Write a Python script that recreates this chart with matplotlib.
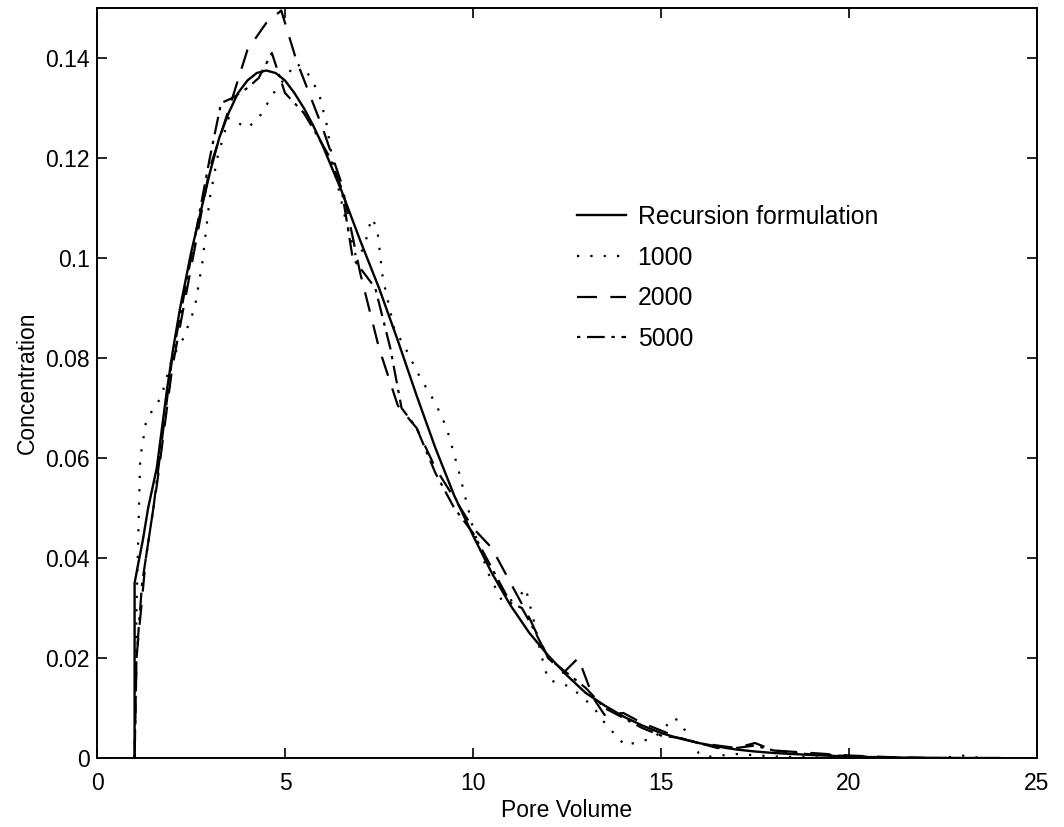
import matplotlib
matplotlib.use("Agg")
import matplotlib.pyplot as plt
from matplotlib.ticker import FuncFormatter

plt.rcParams["font.family"] = ["Liberation Sans", "DejaVu Sans"]

# recursion formulation (smooth curve)
rec_x = [1.0, 1.0, 1.1, 1.22, 1.36, 1.59, 1.86, 2.02, 2.21, 2.5, 2.75, 3.0, 3.25, 3.5,
         3.75, 4.0, 4.25, 4.5, 4.75, 5.0, 5.25, 5.5, 5.75, 6.0, 6.5, 7.0, 7.5, 8.0,
         8.5, 9.0, 9.5, 10.0, 10.5, 11.0, 11.5, 12.0, 12.5, 13.0, 13.5, 14.0, 14.5,
         15.0, 15.5, 16.0, 16.5, 17.0, 17.5, 18.0, 19.0, 20.0, 21.0, 22.0, 23.0, 24.0]
rec_y = [0.0, 0.035, 0.039, 0.0436, 0.050, 0.058, 0.0736, 0.0816, 0.090, 0.101, 0.109,
         0.117, 0.124, 0.129, 0.133, 0.1355, 0.137, 0.1375, 0.137, 0.1355, 0.133, 0.130,
         0.1265, 0.1225, 0.1135, 0.1035, 0.094, 0.0835, 0.0725, 0.062, 0.0525, 0.0445,
         0.037, 0.0305, 0.025, 0.0205, 0.0165, 0.013, 0.0105, 0.0083, 0.0065, 0.005,
         0.0039, 0.003, 0.0023, 0.0017, 0.0013, 0.001, 0.0006, 0.0003, 0.0001, 0.00005,
         0.0, 0.0]

# 1000 particles (dotted)
n1000_x = [1.0, 1.05, 1.15, 1.3, 1.5, 1.7, 2.0, 2.3, 2.6, 2.8, 3.0, 3.2, 3.5, 4.0, 4.3,
           4.7, 5.0, 5.3, 5.6, 5.9, 6.1, 6.3, 6.6, 6.9, 7.1, 7.3, 7.45, 7.6, 7.9, 8.2,
           8.6, 9.0, 9.3, 9.6, 10.0, 10.4, 10.8, 11.2, 11.4, 11.6, 11.8, 12.0, 12.3,
           12.6, 13.2, 13.6, 13.9, 14.0, 14.3, 14.8, 15.1, 15.3, 15.45, 15.6, 16.0,
           16.2, 17.0, 18.0, 20.0, 22.5, 23.0, 23.5]
n1000_y = [0.0, 0.03, 0.06, 0.067, 0.070, 0.072, 0.080, 0.084, 0.090, 0.099, 0.112,
           0.120, 0.128, 0.126, 0.128, 0.133, 0.136, 0.139, 0.137, 0.133, 0.127, 0.118,
           0.108, 0.100, 0.102, 0.108, 0.106, 0.096, 0.086, 0.082, 0.076, 0.071, 0.066,
           0.058, 0.046, 0.037, 0.031, 0.032, 0.034, 0.028, 0.021, 0.0156, 0.015, 0.0142,
           0.0102, 0.006, 0.004, 0.0026, 0.003, 0.004, 0.006, 0.008, 0.0076, 0.006,
           0.001, 0.0002, 0.0008, 0.0003, 0.0, 0.0, 0.0005, 0.0]

# 2000 particles (dashed)
n2000_x = [1.0, 1.05, 1.3, 1.6, 2.0, 2.5, 3.0, 3.5, 4.0, 4.5, 4.9, 5.3, 6.0, 6.5, 7.0,
           7.5, 8.0, 8.5, 9.0, 9.5, 10.0, 10.5, 11.0, 11.5, 12.0, 12.4, 12.8, 13.2,
           13.5, 14.0, 14.5, 15.0, 15.5, 16.0, 17.0, 17.5, 18.0, 19.0, 20.0, 21.0, 22.0]
n2000_y = [0.0, 0.02, 0.04, 0.055, 0.078, 0.098, 0.118, 0.1296, 0.1416, 0.147, 0.1495,
           0.1396, 0.126, 0.115, 0.097, 0.082, 0.0705, 0.066, 0.058, 0.052, 0.046, 0.042,
           0.035, 0.028, 0.020, 0.017, 0.020, 0.012, 0.0086, 0.009, 0.007, 0.0055, 0.004,
           0.003, 0.002, 0.003, 0.0015, 0.001, 0.0005, 0.0002, 0.0]

# 5000 particles (dash-dot)
n5000_x = [1.0, 1.05, 1.2, 1.5, 2.0, 2.5, 3.0, 3.3, 3.6, 4.0, 4.3, 4.65, 5.0, 5.5, 5.9,
           6.2, 6.5, 6.8, 7.0, 7.4, 7.8, 8.1, 8.5, 9.0, 9.5, 10.0, 10.5, 11.0, 11.3,
           11.6, 12.0, 12.5, 13.0, 13.5, 14.0, 14.5, 15.0, 15.5, 16.0, 16.5, 17.0, 17.5,
           18.0, 19.0, 20.0, 21.0, 22.0]
n5000_y = [0.0, 0.02, 0.035, 0.05, 0.08, 0.100, 0.120, 0.131, 0.132, 0.134, 0.136, 0.141,
           0.133, 0.129, 0.124, 0.120, 0.114, 0.100, 0.098, 0.094, 0.082, 0.070, 0.066,
           0.057, 0.050, 0.045, 0.038, 0.031, 0.030, 0.026, 0.020, 0.017, 0.014, 0.010,
           0.008, 0.006, 0.0045, 0.004, 0.003, 0.002, 0.002, 0.0025, 0.0015, 0.0007,
           0.0004, 0.0001, 0.0]

fig = plt.figure(figsize=(10.64, 8.27), dpi=100)
ax = fig.add_axes([97 / 1064, 1 - 758 / 827, 940 / 1064, 750 / 827])

ax.plot(rec_x, rec_y, color="black", lw=1.7, ls="-", label="Recursion formulation")
ax.plot(n1000_x, n1000_y, color="black", lw=1.6, ls=(0, (1, 5)), label="1000")
ax.plot(n2000_x, n2000_y, color="black", lw=1.6, ls=(0, (9, 6)), label="2000")
ax.plot(n5000_x, n5000_y, color="black", lw=1.6, ls=(0, (1.5, 3, 8, 3)), label="5000")

ax.set_xlim(0, 25)
ax.set_ylim(0, 0.15)
ax.set_xticks([0, 5, 10, 15, 20, 25])
ax.set_yticks([0, 0.02, 0.04, 0.06, 0.08, 0.1, 0.12, 0.14])
ax.yaxis.set_major_formatter(FuncFormatter(lambda v, p: "%g" % round(v, 2)))
ax.tick_params(direction="in", length=7, width=1.2, top=True, right=True,
               labelsize=16.5)
ax.tick_params(axis="x", pad=10)
ax.tick_params(axis="y", pad=5)
for s in ax.spines.values():
    s.set_linewidth(1.4)

ax.set_xlabel("Pore Volume", fontsize=16.5, labelpad=3)
ax.set_ylabel("Concentration", fontsize=16.5, labelpad=5)

leg = ax.legend(loc="upper left", bbox_to_anchor=(577 / 1064, 1 - 205 / 827),
                bbox_transform=fig.transFigure, frameon=False, fontsize=17.8,
                handlelength=2.0, handletextpad=0.45, labelspacing=0.675,
                borderpad=0, borderaxespad=0)

fig.savefig("out.png", dpi=100)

**GIVEN EXERCISE:**
Reproduce every line exactly and omit all pictures.

**RESPONSE FOR THIS EXERCISE:**
Write a Python script that recreates this chart with matplotlib.
import matplotlib
matplotlib.use("Agg")
import matplotlib.pyplot as plt
from matplotlib.ticker import FuncFormatter

plt.rcParams["font.family"] = ["Liberation Sans", "DejaVu Sans"]

# recursion formulation (smooth curve)
rec_x = [1.0, 1.0, 1.1, 1.22, 1.36, 1.59, 1.86, 2.02, 2.21, 2.5, 2.75, 3.0, 3.25, 3.5,
         3.75, 4.0, 4.25, 4.5, 4.75, 5.0, 5.25, 5.5, 5.75, 6.0, 6.5, 7.0, 7.5, 8.0,
         8.5, 9.0, 9.5, 10.0, 10.5, 11.0, 11.5, 12.0, 12.5, 13.0, 13.5, 14.0, 14.5,
         15.0, 15.5, 16.0, 16.5, 17.0, 17.5, 18.0, 19.0, 20.0, 21.0, 22.0, 23.0, 24.0]
rec_y = [0.0, 0.035, 0.039, 0.0436, 0.050, 0.058, 0.0736, 0.0816, 0.090, 0.101, 0.109,
         0.117, 0.124, 0.129, 0.133, 0.1355, 0.137, 0.1375, 0.137, 0.1355, 0.133, 0.130,
         0.1265, 0.1225, 0.1135, 0.1035, 0.094, 0.0835, 0.0725, 0.062, 0.0525, 0.0445,
         0.037, 0.0305, 0.025, 0.0205, 0.0165, 0.013, 0.0105, 0.0083, 0.0065, 0.005,
         0.0039, 0.003, 0.0023, 0.0017, 0.0013, 0.001, 0.0006, 0.0003, 0.0001, 0.00005,
         0.0, 0.0]

# 1000 particles (dotted)
n1000_x = [1.0, 1.05, 1.15, 1.3, 1.5, 1.7, 2.0, 2.3, 2.6, 2.8, 3.0, 3.2, 3.5, 4.0, 4.3,
           4.7, 5.0, 5.3, 5.6, 5.9, 6.1, 6.3, 6.6, 6.9, 7.1, 7.3, 7.45, 7.6, 7.9, 8.2,
           8.6, 9.0, 9.3, 9.6, 10.0, 10.4, 10.8, 11.2, 11.4, 11.6, 11.8, 12.0, 12.3,
           12.6, 13.2, 13.6, 13.9, 14.0, 14.3, 14.8, 15.1, 15.3, 15.45, 15.6, 16.0,
           16.2, 17.0, 18.0, 20.0, 22.5, 23.0, 23.5]
n1000_y = [0.0, 0.03, 0.06, 0.067, 0.070, 0.072, 0.080, 0.084, 0.090, 0.099, 0.112,
           0.120, 0.128, 0.126, 0.128, 0.133, 0.136, 0.139, 0.137, 0.133, 0.127, 0.118,
           0.108, 0.100, 0.102, 0.108, 0.106, 0.096, 0.086, 0.082, 0.076, 0.071, 0.066,
           0.058, 0.046, 0.037, 0.031, 0.032, 0.034, 0.028, 0.021, 0.0156, 0.015, 0.0142,
           0.0102, 0.006, 0.004, 0.0026, 0.003, 0.004, 0.006, 0.008, 0.0076, 0.006,
           0.001, 0.0002, 0.0008, 0.0003, 0.0, 0.0, 0.0005, 0.0]

# 2000 particles (dashed)
n2000_x = [1.0, 1.05, 1.3, 1.6, 2.0, 2.5, 3.0, 3.5, 4.0, 4.5, 4.9, 5.3, 6.0, 6.5, 7.0,
           7.5, 8.0, 8.5, 9.0, 9.5, 10.0, 10.5, 11.0, 11.5, 12.0, 12.4, 12.8, 13.2,
           13.5, 14.0, 14.5, 15.0, 15.5, 16.0, 17.0, 17.5, 18.0, 19.0, 20.0, 21.0, 22.0]
n2000_y = [0.0, 0.02, 0.04, 0.055, 0.078, 0.098, 0.118, 0.1296, 0.1416, 0.147, 0.1495,
           0.1396, 0.126, 0.115, 0.097, 0.082, 0.0705, 0.066, 0.058, 0.052, 0.046, 0.042,
           0.035, 0.028, 0.020, 0.017, 0.020, 0.012, 0.0086, 0.009, 0.007, 0.0055, 0.004,
           0.003, 0.002, 0.003, 0.0015, 0.001, 0.0005, 0.0002, 0.0]

# 5000 particles (dash-dot)
n5000_x = [1.0, 1.05, 1.2, 1.5, 2.0, 2.5, 3.0, 3.3, 3.6, 4.0, 4.3, 4.65, 5.0, 5.5, 5.9,
           6.2, 6.5, 6.8, 7.0, 7.4, 7.8, 8.1, 8.5, 9.0, 9.5, 10.0, 10.5, 11.0, 11.3,
           11.6, 12.0, 12.5, 13.0, 13.5, 14.0, 14.5, 15.0, 15.5, 16.0, 16.5, 17.0, 17.5,
           18.0, 19.0, 20.0, 21.0, 22.0]
n5000_y = [0.0, 0.02, 0.035, 0.05, 0.08, 0.100, 0.120, 0.131, 0.132, 0.134, 0.136, 0.141,
           0.133, 0.129, 0.124, 0.120, 0.114, 0.100, 0.098, 0.094, 0.082, 0.070, 0.066,
           0.057, 0.050, 0.045, 0.038, 0.031, 0.030, 0.026, 0.020, 0.017, 0.014, 0.010,
           0.008, 0.006, 0.0045, 0.004, 0.003, 0.002, 0.002, 0.0025, 0.0015, 0.0007,
           0.0004, 0.0001, 0.0]

fig = plt.figure(figsize=(10.64, 8.27), dpi=100)
ax = fig.add_axes([97 / 1064, 1 - 758 / 827, 940 / 1064, 750 / 827])

ax.plot(rec_x, rec_y, color="black", lw=1.7, ls="-", label="Recursion formulation")
ax.plot(n1000_x, n1000_y, color="black", lw=1.6, ls=(0, (1, 5)), label="1000")
ax.plot(n2000_x, n2000_y, color="black", lw=1.6, ls=(0, (9, 6)), label="2000")
ax.plot(n5000_x, n5000_y, color="black", lw=1.6, ls=(0, (1.5, 3, 8, 3)), label="5000")

ax.set_xlim(0, 25)
ax.set_ylim(0, 0.15)
ax.set_xticks([0, 5, 10, 15, 20, 25])
ax.set_yticks([0, 0.02, 0.04, 0.06, 0.08, 0.1, 0.12, 0.14])
ax.yaxis.set_major_formatter(FuncFormatter(lambda v, p: "%g" % round(v, 2)))
ax.tick_params(direction="in", length=7, width=1.2, top=True, right=True,
               labelsize=16.5)
ax.tick_params(axis="x", pad=10)
ax.tick_params(axis="y", pad=5)
for s in ax.spines.values():
    s.set_linewidth(1.4)

ax.set_xlabel("Pore Volume", fontsize=16.5, labelpad=3)
ax.set_ylabel("Concentration", fontsize=16.5, labelpad=5)

leg = ax.legend(loc="upper left", bbox_to_anchor=(577 / 1064, 1 - 205 / 827),
                bbox_transform=fig.transFigure, frameon=False, fontsize=17.8,
                handlelength=2.0, handletextpad=0.45, labelspacing=0.675,
                borderpad=0, borderaxespad=0)

fig.savefig("out.png", dpi=100)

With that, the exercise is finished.